Les défis liés à l’émergence des crypto-actifs
L’essor des crypto-actifs et de la blockchain a conduit à l’élaboration d’un cadre juridique spécifique. Le règlement MiCA (Markets in Crypto-Assets), adopté par l’Union européenne en 2023, vise à encadrer l’émission et la négociation de crypto-actifs au sein du marché unique européen.
Ce règlement instaure un régime d’autorisation pour les émetteurs de jetons et les prestataires de services sur crypto-actifs, harmonisant ainsi les règles au niveau européen. Il impose également des exigences en matière de transparence et d’information des investisseurs, notamment à travers la publication d’un livre blanc pour toute offre publique de crypto-actifs.
En France, la loi PACTE de 2019 avait déjà mis en place un cadre réglementaire national pour les actifs numériques, avec notamment la création du statut de PSAN. L’articulation entre ce cadre national et le futur règlement européen constitue un défi majeur pour les autorités françaises et les acteurs du secteur.
L’encadrement des stablecoins représente un enjeu particulier, ces actifs numériques adossés à des monnaies fiduciaires ou à des actifs réels posant des questions spécifiques en termes de stabilité financière et de souveraineté monétaire.
Dans ce contexte, la Banque de France poursuit ses travaux sur une éventuelle monnaie digitale de banque centrale (MDBC), qui pourrait offrir une alternative institutionnelle aux stablecoins privés, tout en préservant la souveraineté monétaire européenne.
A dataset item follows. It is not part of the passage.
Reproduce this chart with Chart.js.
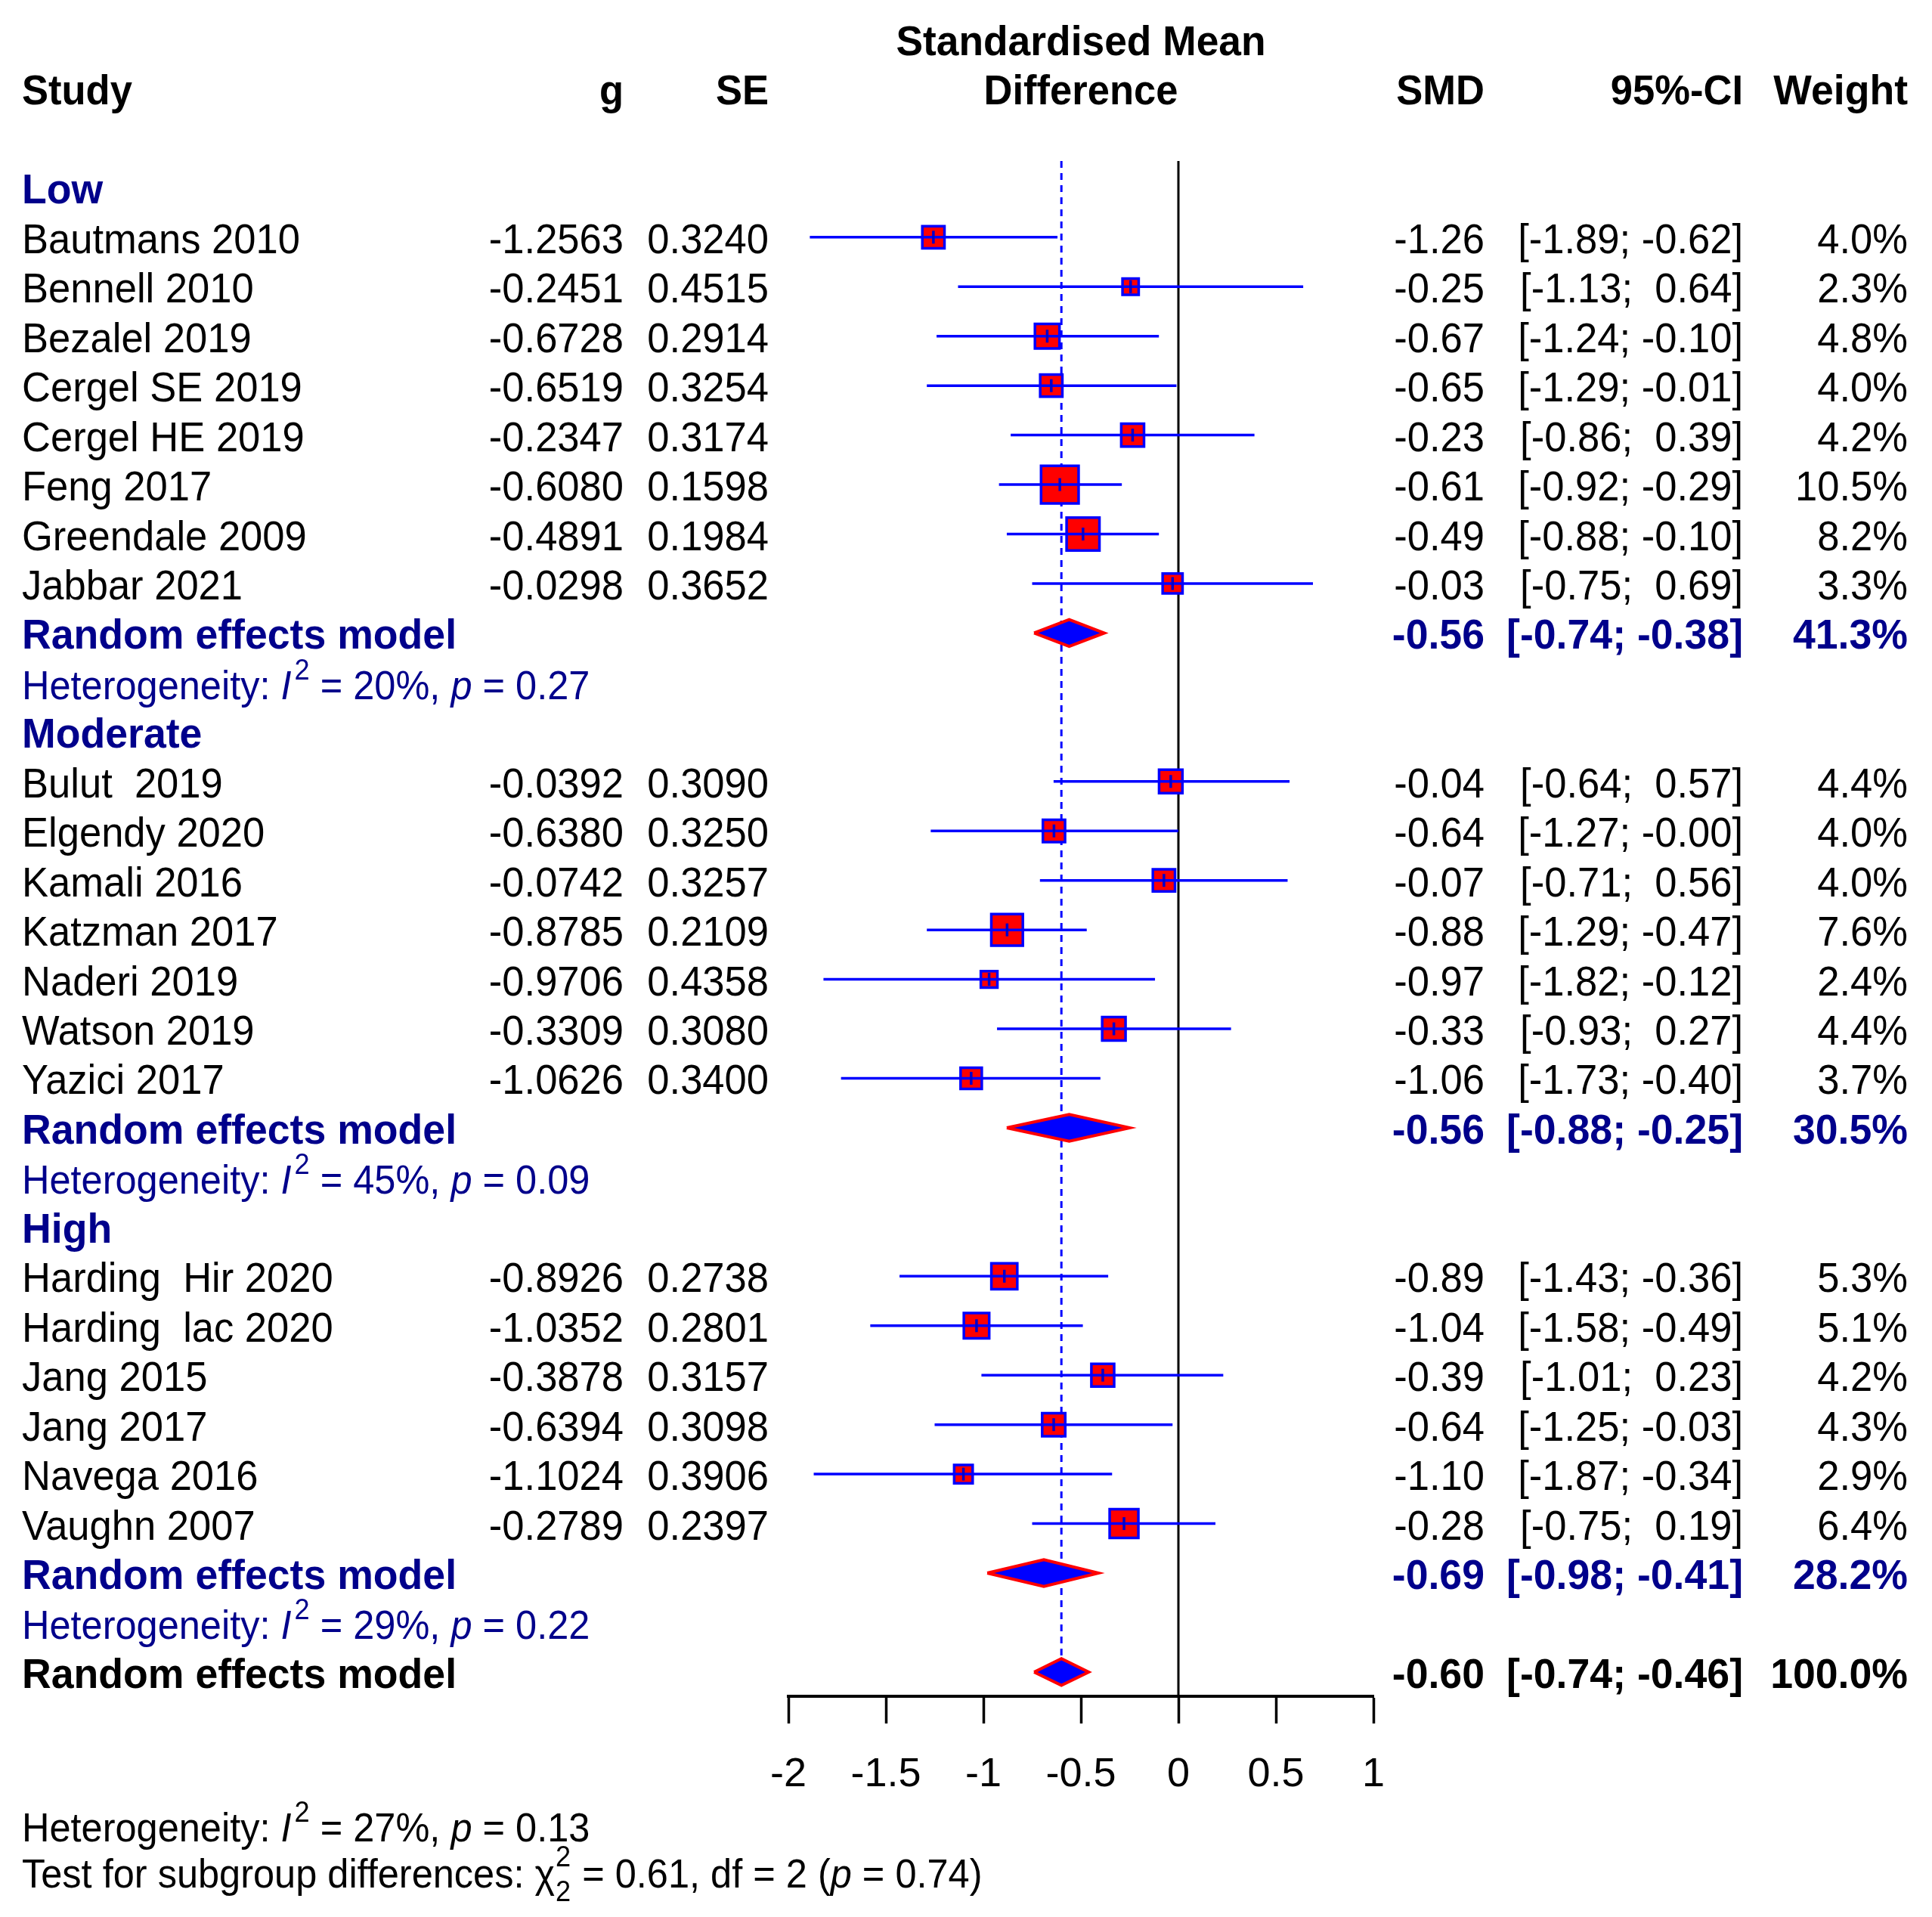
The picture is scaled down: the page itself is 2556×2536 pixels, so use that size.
<!DOCTYPE html>
<html><head><meta charset="utf-8">
<script src="https://cdn.jsdelivr.net/npm/chart.js@4.4.1/dist/chart.umd.min.js"></script>
<style>html,body{margin:0;padding:0;background:#fff;} canvas{display:block;}</style>
</head><body>
<canvas id="c" width="2556" height="2536" style="width:2556px;height:2536px"></canvas>
<script>
// ---------------- DATA ----------------
const groups = ["Low", "Moderate", "High"];
const studies = ["Bautmans 2010","Bennell 2010","Bezalel 2019","Cergel SE 2019","Cergel HE 2019","Feng 2017","Greendale 2009","Jabbar 2021",
  "Bulut  2019","Elgendy 2020","Kamali 2016","Katzman 2017","Naderi 2019","Watson 2019","Yazici 2017",
  "Harding  Hir 2020","Harding  lac 2020","Jang 2015","Jang 2017","Navega 2016","Vaughn 2007"];
const studyGroup = [0,0,0,0,0,0,0,0, 1,1,1,1,1,1,1, 2,2,2,2,2,2];
const g  = [-1.2563,-0.2451,-0.6728,-0.6519,-0.2347,-0.6080,-0.4891,-0.0298,
  -0.0392,-0.6380,-0.0742,-0.8785,-0.9706,-0.3309,-1.0626,
  -0.8926,-1.0352,-0.3878,-0.6394,-1.1024,-0.2789];
const se = [0.3240,0.4515,0.2914,0.3254,0.3174,0.1598,0.1984,0.3652,
  0.3090,0.3250,0.3257,0.2109,0.4358,0.3080,0.3400,
  0.2738,0.2801,0.3157,0.3098,0.3906,0.2397];
const smd = [-1.26,-0.25,-0.67,-0.65,-0.23,-0.61,-0.49,-0.03,
  -0.04,-0.64,-0.07,-0.88,-0.97,-0.33,-1.06,
  -0.89,-1.04,-0.39,-0.64,-1.10,-0.28];
const ciLow = [-1.89,-1.13,-1.24,-1.29,-0.86,-0.92,-0.88,-0.75,
  -0.64,-1.27,-0.71,-1.29,-1.82,-0.93,-1.73,
  -1.43,-1.58,-1.01,-1.25,-1.87,-0.75];
const ciHigh = [-0.62,0.64,-0.10,-0.01,0.39,-0.29,-0.10,0.69,
  0.57,-0.00,0.56,-0.47,-0.12,0.27,-0.40,
  -0.36,-0.49,0.23,-0.03,-0.34,0.19];
const weight = [4.0,2.3,4.8,4.0,4.2,10.5,8.2,3.3,
  4.4,4.0,4.0,7.6,2.4,4.4,3.7,
  5.3,5.1,4.2,4.3,2.9,6.4];
const subSMD = [-0.56,-0.56,-0.69];
const subLow = [-0.74,-0.88,-0.98];
const subHigh = [-0.38,-0.25,-0.41];
const subWeight = [41.3,30.5,28.2];
const subI2 = [20,45,29];
const subP = ["0.27","0.09","0.22"];
const overallSMD = -0.60, overallLow = -0.74, overallHigh = -0.46, overallWeight = 100.0;
const overallI2 = 27, overallP = "0.13";
const testChi2 = "0.61", testDf = 2, testP = "0.74";
const tickValues = [-2,-1.5,-1,-0.5,0,0.5,1];
const tickLabels = ["-2","-1.5","-1","-0.5","0","0.5","1"];

// ---------------- LAYOUT ----------------
const FONT = '"Liberation Sans", Arial, Helvetica, sans-serif';
const BLUE = '#0000FF', RED = '#FF0000', NAVY = '#00008B';
const Y_TOP = -0.54, Y_BOT = 30.49, DIAMOND_H = 0.27;

const studyRow = [], groupRow = [], remRow = [], hetRow = [];
let rr = 0;
groups.forEach((gr, gi) => {
  groupRow[gi] = rr++;
  studies.forEach((s, i) => { if (studyGroup[i] === gi) studyRow[i] = rr++; });
  remRow[gi] = rr++;
  hetRow[gi] = rr++;
});
const overallRow = rr;

const SQ_BORDER = 3.5;
function boxR(w) { return (16.4 * Math.sqrt(w) - SQ_BORDER) / (2 * Math.SQRT1_2); }

const datasets = [];
datasets.push({type:'line', data:[{x:0,y:Y_TOP},{x:0,y:Y_BOT}], borderColor:'#000', borderWidth:3,
  pointRadius:0, fill:false, order:10, clip:false});
datasets.push({type:'line', data:[{x:overallSMD,y:Y_TOP},{x:overallSMD,y:overallRow-DIAMOND_H}], borderColor:BLUE,
  borderWidth:3, borderDash:[9,7], pointRadius:0, fill:false, order:9, clip:false});
datasets.push({type:'scatter', data:g.map((v,i)=>({x:v,y:studyRow[i]})), pointStyle:'rect',
  pointRadius:c=>boxR(weight[c.dataIndex]), pointHoverRadius:c=>boxR(weight[c.dataIndex]),
  pointBackgroundColor:RED, pointBorderColor:BLUE, pointBorderWidth:SQ_BORDER, order:5, clip:false});
g.forEach((v,i)=>datasets.push({type:'line', data:[{x:ciLow[i],y:studyRow[i]},{x:ciHigh[i],y:studyRow[i]}],
  borderColor:BLUE, borderWidth:3.5, pointRadius:0, fill:false, order:4, clip:false}));
datasets.push({type:'scatter', data:g.map((v,i)=>({x:v,y:studyRow[i]})), pointStyle:'line', pointRotation:90,
  pointRadius:8.5, pointHoverRadius:8.5, pointBorderColor:'#0000CC', pointBackgroundColor:'#0000CC', pointBorderWidth:3.5, order:3, clip:false});
function diamond(est, lo, hi, row) {
  return {type:'line', data:[{x:lo,y:row},{x:est,y:row-DIAMOND_H},{x:hi,y:row},{x:est,y:row+DIAMOND_H},{x:lo,y:row}],
    borderColor:RED, borderWidth:4, backgroundColor:BLUE, fill:'shape', pointRadius:0, tension:0,
    borderJoinStyle:'miter', order:2, clip:false};
}
groups.forEach((gr,gi)=>datasets.push(diamond(subSMD[gi], subLow[gi], subHigh[gi], remRow[gi])));
datasets.push(diamond(overallSMD, overallLow, overallHigh, overallRow));

// ---------------- TEXT ----------------
function neg(v){ return v < 0 || Object.is(v, -0); }
function f2(v){ return (neg(v) ? '-' : '') + Math.abs(v).toFixed(2); }
function padn(v){ return neg(v) ? f2(v) : ' ' + f2(v); }
function ciStr(lo, hi){ return '[' + padn(lo) + '; ' + padn(hi) + ']'; }

function txt(ctx, s, x, y, o) {
  o = Object.assign({align:'left', bold:false, italic:false, size:55, sx:0.955, color:'#000'}, o || {});
  ctx.save();
  ctx.font = (o.italic ? 'italic ' : '') + (o.bold ? 'bold ' : '') + o.size + 'px ' + FONT;
  ctx.fillStyle = o.color; ctx.textAlign = o.align; ctx.textBaseline = 'alphabetic';
  ctx.translate(x, y); ctx.scale(o.sx, 1);
  ctx.fillText(s, 0, 0);
  const w = ctx.measureText(s).width * o.sx;
  ctx.restore();
  return w;
}
function hetLine(ctx, x, y, I2, p, color) {
  const o = {size:53, sx:0.953, color};
  x += txt(ctx, 'Heterogeneity: ', x, y, o);
  x += txt(ctx, 'I', x, y, Object.assign({}, o, {italic:true}));
  x += 4;
  x += txt(ctx, '2', x, y - 26, Object.assign({}, o, {size:38}));
  x += txt(ctx, ' = ' + I2 + '%, ', x, y, o);
  x += txt(ctx, 'p', x, y, Object.assign({}, o, {italic:true}));
  txt(ctx, ' = ' + p, x, y, o);
}
function testLine(ctx, x, y) {
  const o = {size:53, sx:0.953, color:'#000'};
  x += txt(ctx, 'Test for subgroup differences: ', x, y, o);
  x += txt(ctx, '\u03C7', x, y, o);
  const w1 = txt(ctx, '2', x + 1, y - 28, Object.assign({}, o, {size:38}));
  txt(ctx, String(testDf), x + 1, y + 18, Object.assign({}, o, {size:38}));
  x += w1 + 2;
  x += txt(ctx, ' = ' + testChi2 + ', df = ' + testDf + ' (', x, y, o);
  x += txt(ctx, 'p', x, y, Object.assign({}, o, {italic:true}));
  txt(ctx, ' = ' + testP + ')', x, y, o);
}

const NAME_X = 29, G_X = 825, SE_X = 1017, SMD_X = 1964, CI_X = 2306, W_X = 2524, BASE = 21;

const bgPlugin = { id:'bg', beforeDraw(chart){ const c = chart.ctx; c.save(); c.fillStyle = '#fff'; c.fillRect(0,0,chart.width,chart.height); c.restore(); } };
const textPlugin = {
  id: 'forestText',
  afterDraw(chart) {
    const ctx = chart.ctx, ys = chart.scales.y, ca = chart.chartArea;
    const Y = r => ys.getPixelForValue(r) + BASE;
    const MID = (ca.left + ca.right) / 2;
    const B = {bold:true};
    txt(ctx, 'Standardised Mean', MID, Y(-3), {bold:true, align:'center', sx:0.97});
    txt(ctx, 'Study', NAME_X, Y(-2), B);
    txt(ctx, 'g', G_X, Y(-2), {bold:true, align:'right'});
    txt(ctx, 'SE', SE_X, Y(-2), {bold:true, align:'right'});
    txt(ctx, 'Difference', MID, Y(-2), {bold:true, align:'center'});
    txt(ctx, 'SMD', SMD_X, Y(-2), {bold:true, align:'right'});
    txt(ctx, '95%-CI', CI_X, Y(-2), {bold:true, align:'right'});
    txt(ctx, 'Weight', W_X, Y(-2), {bold:true, align:'right', sx:0.975});

    studies.forEach((s, i) => {
      const y = Y(studyRow[i]);
      txt(ctx, s, NAME_X, y);
      txt(ctx, g[i].toFixed(4), G_X, y, {align:'right'});
      txt(ctx, se[i].toFixed(4), SE_X, y, {align:'right'});
      txt(ctx, f2(smd[i]), SMD_X, y, {align:'right'});
      txt(ctx, ciStr(ciLow[i], ciHigh[i]), CI_X, y, {align:'right'});
      txt(ctx, weight[i].toFixed(1) + '%', W_X, y, {align:'right'});
    });
    groups.forEach((gr, gi) => {
      const nb = {bold:true, color:NAVY, sx:0.975};
      txt(ctx, gr, NAME_X, Y(groupRow[gi]), nb);
      const y = Y(remRow[gi]);
      txt(ctx, 'Random effects model', NAME_X, y, nb);
      txt(ctx, f2(subSMD[gi]), SMD_X, y, Object.assign({align:'right'}, nb));
      txt(ctx, ciStr(subLow[gi], subHigh[gi]), CI_X, y, Object.assign({align:'right'}, nb));
      txt(ctx, subWeight[gi].toFixed(1) + '%', W_X, y, Object.assign({align:'right'}, nb));
      hetLine(ctx, NAME_X, Y(hetRow[gi]) + 1, subI2[gi], subP[gi], NAVY);
    });
    const yo = Y(overallRow);
    const bb = {bold:true, sx:0.975};
    txt(ctx, 'Random effects model', NAME_X, yo, bb);
    txt(ctx, f2(overallSMD), SMD_X, yo, Object.assign({align:'right'}, bb));
    txt(ctx, ciStr(overallLow, overallHigh), CI_X, yo, Object.assign({align:'right'}, bb));
    txt(ctx, overallWeight.toFixed(1) + '%', W_X, yo, Object.assign({align:'right'}, bb));
    hetLine(ctx, NAME_X, Y(33.1), overallI2, overallP, '#000');
    testLine(ctx, NAME_X, Y(34.04));
  }
};

new Chart(document.getElementById('c'), {
  type: 'scatter',
  data: { datasets },
  options: {
    responsive: false, devicePixelRatio: 1, animation: false, events: [],
    layout: { padding: { left: 1043, right: 739, top: 213, bottom: 142 } },
    plugins: { legend: { display: false }, tooltip: { enabled: false } },
    scales: {
      x: {
        type: 'linear', min: -2, max: 1, position: 'bottom',
        afterBuildTicks: s => { s.ticks = tickValues.map(v => ({ value: v })); },
        afterFit: s => { s.height = 150; },
        grid: { display: true, drawOnChartArea: false, drawTicks: true, tickLength: 36, tickWidth: 3.5, tickColor: '#000' },
        border: { display: true, color: '#000', width: 4 },
        ticks: { color: '#000', padding: 36, maxRotation: 0, autoSkip: false,
          font: { family: FONT, size: 54 }, callback: (v, i) => tickLabels[i] }
      },
      y: { type: 'linear', display: false, min: Y_TOP, max: Y_BOT, reverse: true }
    }
  },
  plugins: [bgPlugin, textPlugin]
});
</script>
</body></html>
Le droit bancaire français connaît ainsi une période de profonde mutation, marquée par la nécessité de concilier innovation financière, protection des consommateurs et stabilité du système bancaire. Les années à venir devraient voir cette tendance se poursuivre, avec notamment l’achèvement de l’Union bancaire européenne et l’adaptation continue du cadre réglementaire aux évolutions technologiques et aux nouveaux risques émergents.